Doch die Coronaeffekte hatten auch ihre Schattenseiten: In geschlossenen Schulen war plötzlich keine Verkehrserziehung für mehr Sicherheit mehr möglich. Um dennoch an die Jüngsten im Straßenverkehr heranzukommen, drehte die Polizei Erklärvideos, die bislang immerhin 12.000 Mal angeklickt wurden. Durchaus ein Erfolg, der aber deutlich geschlagen wird von der sonst gängigen Praxis. In Essens vier Jugendverkehrsschulen werden jährlich 40.000 Kinder fit gemacht.
Die Polizei zählte deutlich mehr Unfälle mit Radlern
Die dort angebotenen Fahrrad- und Pedelec-Kurse fielen dem Virus größtenteils ebenfalls zum Opfer, während die Entwicklung der Unfälle mit den elektrisch unterstützten Drahteseln durchaus besorgniserregend ist: Der Verzicht auf den Öffentlichen Nahverkehr, mehr Homeoffice und die Suche nach alternativer Betätigung in Lockdown-Zeiten hat dazu geführt, dass sich die Essener vermehrt aufs Fahrrad geschwungen haben.
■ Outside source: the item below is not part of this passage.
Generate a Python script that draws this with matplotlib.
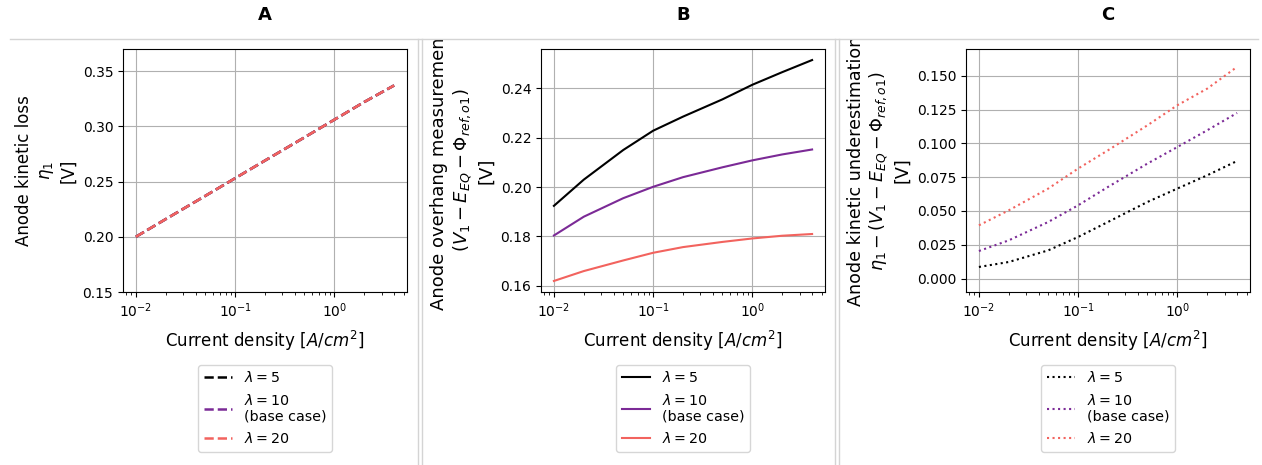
import matplotlib
matplotlib.use("Agg")
import matplotlib.pyplot as plt
from matplotlib.lines import Line2D
from matplotlib.transforms import Bbox, TransformedBbox

# ---------------- data ----------------
current_density = [0.01, 0.02, 0.05, 0.1, 0.2, 0.5, 1.0, 2.0, 4.0]
lambda_labels = ["$\\lambda = 5$", "$\\lambda = 10$\n(base case)", "$\\lambda = 20$"]
colors = ["#000000", "#7b2a96", "#f2635e"]

# Panel A: anode kinetic loss (identical for all lambda)
eta_l5 = [0.200, 0.216, 0.237, 0.253, 0.269, 0.290, 0.306, 0.322, 0.337]
eta_l10 = [0.200, 0.216, 0.237, 0.253, 0.269, 0.290, 0.306, 0.322, 0.337]
eta_l20 = [0.200, 0.216, 0.237, 0.253, 0.269, 0.290, 0.306, 0.322, 0.337]

# Panel B: overhang measurement
ovh_l5 = [0.1924, 0.2030, 0.2150, 0.2228, 0.2285, 0.2355, 0.2414, 0.2465, 0.2514]
ovh_l10 = [0.1804, 0.1880, 0.1955, 0.2001, 0.2040, 0.2080, 0.2108, 0.2132, 0.2152]
ovh_l20 = [0.1620, 0.1660, 0.1703, 0.1734, 0.1757, 0.1778, 0.1792, 0.1803, 0.1810]

# Panel C: kinetic underestimation
und_l5 = [0.0086, 0.0123, 0.0209, 0.0308, 0.0419, 0.0567, 0.0666, 0.0764, 0.0870]
und_l10 = [0.0204, 0.0283, 0.0419, 0.0542, 0.0678, 0.0851, 0.0973, 0.1097, 0.1225]
und_l20 = [0.0394, 0.0505, 0.0666, 0.0814, 0.0949, 0.1134, 0.1282, 0.1405, 0.1566]

panel_titles = ["A", "B", "C"]
xlabel = "Current density [$A/cm^2$]"
ylabels = [
    "Anode kinetic loss\n$\\eta_1$\n[V]",
    "Anode overhang measurement\n$(V_1 - E_{EQ} - \\Phi_{ref,o1})$\n[V]",
    "Anode kinetic underestimation\n$\\eta_1 - (V_1 - E_{EQ} - \\Phi_{ref,o1})$\n[V]",
]
ylabel_sizes = [12, 13, 12.6]
line_widths = [1.8, 1.5, 1.5]

# ---------------- figure ----------------
W, H = 1262, 465
fig = plt.figure(figsize=(W / 100, H / 100), dpi=100)

def px_axes(left, top, right, bottom):
    return fig.add_axes([left / W, 1 - bottom / H, (right - left) / W, (bottom - top) / H])

axA = px_axes(123, 49, 407, 292)
axB = px_axes(541, 49, 825, 292)
axC = px_axes(966, 49, 1250, 292)

series = [
    (axA, [eta_l5, eta_l10, eta_l20], "--"),
    (axB, [ovh_l5, ovh_l10, ovh_l20], "-"),
    (axC, [und_l5, und_l10, und_l20], ":"),
]

clip = TransformedBbox(Bbox([[0, 0], [1, 1 - 39 / H]]), fig.transFigure)

for i, (ax, ys, ls) in enumerate(series):
    for y, c, lab in zip(ys, colors, lambda_labels):
        ax.plot(current_density, y, ls, color=c, label=lab, lw=line_widths[i])
    ax.set_xscale("log")
    ax.grid(True, which="major", color="#b0b0b0", lw=0.8)
    ax.set_axisbelow(True)
    ax.set_xlabel(xlabel, fontsize=12, labelpad=6)
    ax.set_ylabel(ylabels[i], fontsize=ylabel_sizes[i])
    ax.yaxis.label.set_clip_box(clip)
    ax.yaxis.label.set_clip_on(True)
    ax.tick_params(labelsize=10)
    ax.legend(loc="upper center", bbox_to_anchor=(0.5, -0.27), fontsize=10.3,
              frameon=True, handlelength=2.0)
    cx = (ax.get_position().x0 + ax.get_position().x1) / 2
    fig.text(cx, 1 - 15 / H, panel_titles[i], ha="center", va="center",
             fontsize=13, fontweight="bold")

axA.set_ylim(0.15, 0.37)
axC.set_ylim(-0.0099, 0.1698)

# cell separator lines
sep_color = "#d4d4d4"
fig.add_artist(Line2D([10 / W, 1258 / W], [1 - 39 / H, 1 - 39 / H],
                      transform=fig.transFigure, color=sep_color, lw=1))
for xp in (418, 422, 835, 839):
    fig.add_artist(Line2D([xp / W, xp / W], [0, 1 - 39 / H],
                          transform=fig.transFigure, color=sep_color, lw=1))

fig.savefig("out.png", dpi=100)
Zu viele von waren offenbar nicht wirklich sattelfest: Die Alleinunfälle, bei denen Rad- wie Pedelecfahrer verunglückten, stiegen gegenüber dem Vorjahr um 28 Prozentpunkte auf 137. Etwa jeder fünfte davon passierte mit einem E-Bike. Insgesamt zählte die Polizei 431 verunglückte Pedalritter. 2019 waren es 31, vor fünf Jahren sogar 170 weniger. 2020, sagt Sievers, war „ein ganz besonderes Jahr“ - auch auf Essens Straßen.